Question

The energy E of a particle oscillating in SHM depends on the mass m of the particle, frequency n, and amplitude a of oscillation. Show dimensionally that $E\propto kmn^{2}a^{2}$.

Answer 1

Hint: Any physical quantity's dimension can be expressed as a function of the symbols (or powers of symbols) that represent the base quantities. To answer this question, first, find the dimension of the left-hand side term which is energy E. Then, proceed further by getting the dimension of each term on the right-hand side. This will help in proving the given relation dimensionally.

Complete step by step solution:
Dimensional analysis is the process of determining the dimensions of physical quantities to examine relationships between them. All quantities in the universe can be stated as a function of the basic dimensions, which are independent of numerical multiples and constants.

In this equation, we need to show dimensionally that energy E of a particle oscillating in SHM depends on the mass m of the particle, frequency n, and amplitude a of oscillation. Simple harmonic motion is a particular sort of periodic motion in mechanics and physics in which the restoring force on the moving item is directly proportional to the magnitude of the displacement and operates in the direction of the object's equilibrium position.

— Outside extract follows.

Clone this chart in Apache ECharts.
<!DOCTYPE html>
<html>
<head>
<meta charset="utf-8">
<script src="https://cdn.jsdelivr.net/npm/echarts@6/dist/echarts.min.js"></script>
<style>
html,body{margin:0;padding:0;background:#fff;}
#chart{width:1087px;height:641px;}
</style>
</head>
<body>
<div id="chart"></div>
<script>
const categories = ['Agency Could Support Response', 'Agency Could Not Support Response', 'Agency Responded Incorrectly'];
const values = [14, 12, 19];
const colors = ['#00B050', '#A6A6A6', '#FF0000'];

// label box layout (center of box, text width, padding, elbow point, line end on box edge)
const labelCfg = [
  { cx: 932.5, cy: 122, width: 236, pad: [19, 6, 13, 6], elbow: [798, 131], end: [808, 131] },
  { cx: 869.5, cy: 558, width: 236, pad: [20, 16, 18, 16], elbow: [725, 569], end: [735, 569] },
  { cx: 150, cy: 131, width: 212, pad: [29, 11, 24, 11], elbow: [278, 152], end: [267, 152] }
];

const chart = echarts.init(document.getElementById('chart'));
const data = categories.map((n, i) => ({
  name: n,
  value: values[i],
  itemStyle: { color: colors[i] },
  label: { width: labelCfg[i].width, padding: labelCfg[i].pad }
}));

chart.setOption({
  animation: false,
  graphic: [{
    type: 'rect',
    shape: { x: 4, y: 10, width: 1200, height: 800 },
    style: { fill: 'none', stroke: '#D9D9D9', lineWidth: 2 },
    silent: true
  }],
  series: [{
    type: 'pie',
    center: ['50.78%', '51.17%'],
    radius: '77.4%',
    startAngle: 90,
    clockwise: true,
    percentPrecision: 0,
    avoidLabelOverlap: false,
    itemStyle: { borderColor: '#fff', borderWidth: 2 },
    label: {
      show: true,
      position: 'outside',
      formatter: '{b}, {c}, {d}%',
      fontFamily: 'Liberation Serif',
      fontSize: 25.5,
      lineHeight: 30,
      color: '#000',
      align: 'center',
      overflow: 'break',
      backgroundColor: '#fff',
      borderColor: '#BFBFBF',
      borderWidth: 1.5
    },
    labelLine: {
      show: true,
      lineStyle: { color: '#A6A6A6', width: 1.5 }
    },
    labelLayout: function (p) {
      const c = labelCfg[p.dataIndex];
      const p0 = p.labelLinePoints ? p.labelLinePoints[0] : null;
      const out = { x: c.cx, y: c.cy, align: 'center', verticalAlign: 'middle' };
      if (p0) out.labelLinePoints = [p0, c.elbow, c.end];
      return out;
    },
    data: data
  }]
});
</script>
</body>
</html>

The dimensional formula of energy can be written as:
$E=\left [ M^{1}L^{2}T^{-2}\right ]$ (Since energy is equivalent to work done which is the product of force and displacement)
Now, the dimension formula of mass is: $\left [ M^{1}\right ]$
Similarly, for frequency, it is: $\left [ T^{-1}\right ]$(where frequency is the inverse of time period T)
Also, for amplitude: $\left [ L^{1}\right ]$
Let us consider the power of the dimensional formula of mass, frequency, and amplitude to be x, y, and z.Thus,
$\left [ E \right ]=k\left [ M^{1} \right ]^{x}\left ( T^{-1} \right )^{y}\left [ L^{1} \right ]^{z}$ where, k is the constant.

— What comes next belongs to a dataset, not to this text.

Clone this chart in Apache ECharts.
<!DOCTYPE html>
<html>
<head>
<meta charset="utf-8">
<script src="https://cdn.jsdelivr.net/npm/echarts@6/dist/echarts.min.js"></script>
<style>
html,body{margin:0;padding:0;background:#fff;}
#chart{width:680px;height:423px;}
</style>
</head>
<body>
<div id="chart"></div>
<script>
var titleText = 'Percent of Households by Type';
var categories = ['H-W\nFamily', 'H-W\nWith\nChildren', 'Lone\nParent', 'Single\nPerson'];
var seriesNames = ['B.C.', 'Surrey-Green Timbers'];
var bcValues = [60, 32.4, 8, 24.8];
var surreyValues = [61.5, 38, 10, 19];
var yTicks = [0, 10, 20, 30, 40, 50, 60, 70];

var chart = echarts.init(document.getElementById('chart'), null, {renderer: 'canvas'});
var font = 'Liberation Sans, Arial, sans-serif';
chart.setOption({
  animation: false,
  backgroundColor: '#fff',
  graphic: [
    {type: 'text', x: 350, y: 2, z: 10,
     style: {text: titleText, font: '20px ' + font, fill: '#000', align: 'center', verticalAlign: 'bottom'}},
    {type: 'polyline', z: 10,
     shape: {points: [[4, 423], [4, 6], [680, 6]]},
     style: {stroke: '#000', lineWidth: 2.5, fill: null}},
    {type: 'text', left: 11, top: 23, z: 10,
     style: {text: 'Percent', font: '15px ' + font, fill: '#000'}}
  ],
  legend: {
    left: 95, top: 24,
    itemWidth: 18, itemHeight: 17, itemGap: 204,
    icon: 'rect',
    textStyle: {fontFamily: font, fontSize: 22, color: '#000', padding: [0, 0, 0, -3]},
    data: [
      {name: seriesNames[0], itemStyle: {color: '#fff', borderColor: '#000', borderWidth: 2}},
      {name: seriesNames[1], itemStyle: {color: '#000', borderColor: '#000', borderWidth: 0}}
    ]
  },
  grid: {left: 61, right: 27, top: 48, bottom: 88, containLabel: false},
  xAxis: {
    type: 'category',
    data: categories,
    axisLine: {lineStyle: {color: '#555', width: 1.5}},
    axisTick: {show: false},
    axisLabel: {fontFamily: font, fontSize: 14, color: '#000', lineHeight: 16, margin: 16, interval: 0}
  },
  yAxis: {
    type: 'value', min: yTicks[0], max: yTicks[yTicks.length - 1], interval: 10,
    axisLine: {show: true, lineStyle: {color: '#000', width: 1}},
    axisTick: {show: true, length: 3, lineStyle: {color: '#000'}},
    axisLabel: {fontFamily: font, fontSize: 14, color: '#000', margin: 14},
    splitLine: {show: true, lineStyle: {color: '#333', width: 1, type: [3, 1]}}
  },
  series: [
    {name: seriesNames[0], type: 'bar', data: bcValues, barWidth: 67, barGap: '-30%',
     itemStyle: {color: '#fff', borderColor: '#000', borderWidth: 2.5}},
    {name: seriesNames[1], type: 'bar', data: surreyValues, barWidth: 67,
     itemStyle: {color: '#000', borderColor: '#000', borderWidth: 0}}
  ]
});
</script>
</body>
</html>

Substitute the dimensional formula of energy in the above equation,
$\left [ M^{1}L^{2}T^{-2}\right ]=\left [ M^{1} \right ]^{x}\left ( T^{-1} \right )^{y}\left [ L^{1} \right ]^{z}$
Comparing LHS and RHS and finding the value of x, y, and z, we get
$x=1$
$y=2$
$z=2$
So, the required equation is
$E=kmn^{2}a^{2}$

Hence, $E\propto kmn^{2}a^{2}$ (where, k is the proportionality constant).

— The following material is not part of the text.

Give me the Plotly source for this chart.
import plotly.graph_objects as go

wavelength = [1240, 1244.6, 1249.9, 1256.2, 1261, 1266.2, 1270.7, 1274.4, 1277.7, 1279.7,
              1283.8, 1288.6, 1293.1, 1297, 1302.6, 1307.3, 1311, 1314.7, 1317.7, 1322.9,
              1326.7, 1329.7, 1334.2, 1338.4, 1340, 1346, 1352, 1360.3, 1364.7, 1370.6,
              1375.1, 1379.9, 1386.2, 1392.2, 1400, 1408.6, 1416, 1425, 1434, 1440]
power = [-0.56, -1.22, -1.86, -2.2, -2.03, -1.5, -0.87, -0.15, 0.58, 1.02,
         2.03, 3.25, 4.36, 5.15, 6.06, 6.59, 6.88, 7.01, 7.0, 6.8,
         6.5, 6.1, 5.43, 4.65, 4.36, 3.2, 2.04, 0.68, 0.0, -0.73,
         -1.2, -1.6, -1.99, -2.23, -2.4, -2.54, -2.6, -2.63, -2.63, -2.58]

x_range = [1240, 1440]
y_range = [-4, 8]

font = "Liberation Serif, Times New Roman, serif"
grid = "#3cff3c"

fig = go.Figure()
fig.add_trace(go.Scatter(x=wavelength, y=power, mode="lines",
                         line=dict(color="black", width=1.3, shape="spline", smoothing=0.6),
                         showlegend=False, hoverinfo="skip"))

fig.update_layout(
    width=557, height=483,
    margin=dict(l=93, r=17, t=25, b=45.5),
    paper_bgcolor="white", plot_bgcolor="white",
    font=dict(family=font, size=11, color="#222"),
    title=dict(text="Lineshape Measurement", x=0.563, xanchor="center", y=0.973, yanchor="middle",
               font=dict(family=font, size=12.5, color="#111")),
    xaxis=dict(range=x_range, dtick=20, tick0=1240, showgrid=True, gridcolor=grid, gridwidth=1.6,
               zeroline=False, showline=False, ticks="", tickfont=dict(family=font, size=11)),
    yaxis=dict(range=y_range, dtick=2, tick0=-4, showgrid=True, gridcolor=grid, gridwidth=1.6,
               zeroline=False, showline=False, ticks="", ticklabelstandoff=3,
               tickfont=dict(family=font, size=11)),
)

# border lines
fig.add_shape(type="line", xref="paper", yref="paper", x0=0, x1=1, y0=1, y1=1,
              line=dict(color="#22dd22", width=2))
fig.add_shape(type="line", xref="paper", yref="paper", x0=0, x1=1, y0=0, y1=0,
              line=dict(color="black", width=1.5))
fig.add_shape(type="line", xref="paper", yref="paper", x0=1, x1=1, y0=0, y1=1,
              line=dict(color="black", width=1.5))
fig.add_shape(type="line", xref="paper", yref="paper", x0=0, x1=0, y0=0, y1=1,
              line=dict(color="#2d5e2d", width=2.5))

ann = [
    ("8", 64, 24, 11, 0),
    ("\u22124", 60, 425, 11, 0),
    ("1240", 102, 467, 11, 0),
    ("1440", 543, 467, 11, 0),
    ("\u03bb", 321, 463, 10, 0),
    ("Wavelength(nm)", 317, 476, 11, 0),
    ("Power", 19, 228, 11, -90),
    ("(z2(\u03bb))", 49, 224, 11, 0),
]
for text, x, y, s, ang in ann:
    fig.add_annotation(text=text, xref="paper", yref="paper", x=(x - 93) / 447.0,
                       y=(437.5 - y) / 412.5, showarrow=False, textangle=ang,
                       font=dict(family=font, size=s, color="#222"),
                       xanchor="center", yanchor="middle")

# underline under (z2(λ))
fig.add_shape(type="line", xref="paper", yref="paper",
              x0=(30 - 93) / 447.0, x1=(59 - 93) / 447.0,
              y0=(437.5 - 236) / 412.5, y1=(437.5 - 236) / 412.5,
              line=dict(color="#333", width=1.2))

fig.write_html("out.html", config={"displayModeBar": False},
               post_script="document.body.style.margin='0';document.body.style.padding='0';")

Note: We need to ensure that the equation is dimensionally correct. To determine the dimensional correctness of a given physical relationship, we must first determine whether the dimensions on both sides of each term are the same or not; if they are not, the equation is dimensionally incorrect; if the dimensions on both sides of each term of the given equation are the same, the equation is dimensionally correct.